Humbaba is the earliest monster in literature. He was a giant that guarded one of the trees of the god Ea in the old epic Gilgamesh, the world’s most ancient story. Huambaba was supernaturally fearsome and quite huge, not the kind of entity a mere human should oppose. And, of course, there are also some daunting monsters in holy writ that were said to be the offspring of angels and mortals. These were the giants such as Goliath and his hulking kin.
Another giant, the Cyclops, is one of Greek culture’s most impressive monsters. That one-eyed son of a sea-god is terrifically strong but also quite slow. He allows himself to be duped by the very clever Odysseus in more ways than one. After the cunning hero blinds the Cyclops’ one good eye, the creature asks his tormentor’s name. Quick-witted Odysseus replies, “Nobody, Nobody is my name.” Thus, after Odysseus and his men escape and the Cyclops’ equally monstrous brothers ask him who blinded him, he stupidly replies, “Nobody did it. Nobody blinded me.”
There are many monsters in Anglo-Saxon culture as well, including Grendel, his hag of a mother and a huge fierce dragon that guards treasure. Grendel is said to be a descendant of Cain, who is cursed to be perpetually homeless. In fact, that is one reason the ferocious and hideous creature continues to invade and devastate Heorot Hall in Denmark. He cannot stand the fact the Hrothgar and his men enjoy a home while he himself is doomed to wallow out in the swamp with his darkly dangerous mother. Thus evil-minded jealousy is his murderous motivation. And jealousy can be seen as a characteristic of all monsters, both figurative and literal ones.
Along those lines, Shakespeare created a more subtle kind of monster in Denmark, Hamlet’s Uncle Claudius who killed his own brother out of jealousy. He wanted Queen Gertrude for his own. He wanted his brother’s crown for his own. He wanted to rule in Denmark. One cruel act got him his goals—he poured deadly poison into his brother’s ear while he slept. This monster got away with it for a little while because Hamlet was so slow to act.

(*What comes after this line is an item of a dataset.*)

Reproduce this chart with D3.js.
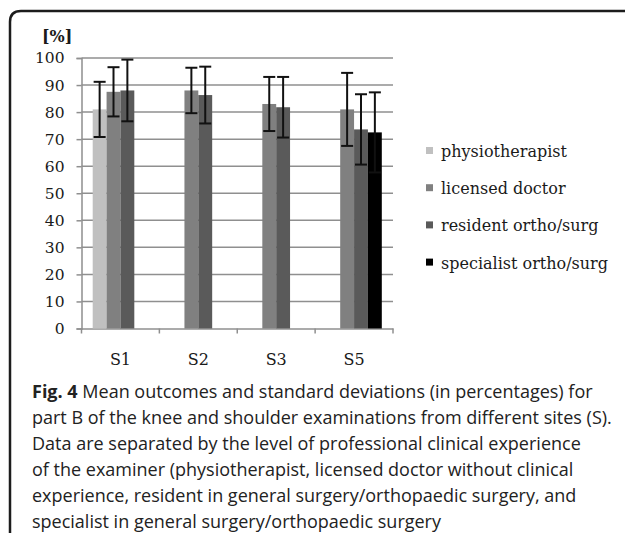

But in the end, his monstrous plot was foiled by a poisoned cup and sword, thereby sending this monster to a hideous demise.
So we see that the primary motivation behind being a monster is often jealousy. Most of the time when we find cowardly acts, the companion is jealousy, as in, “If you have it and I want it and cannot have it, I will destroy it.” I had a childhood acquaintance that stomped on a little boat of mine because he wanted it and I said no. I have been tired of jealous jerks ever since. We must beware, for the monster called jealousy lurks inside all of us.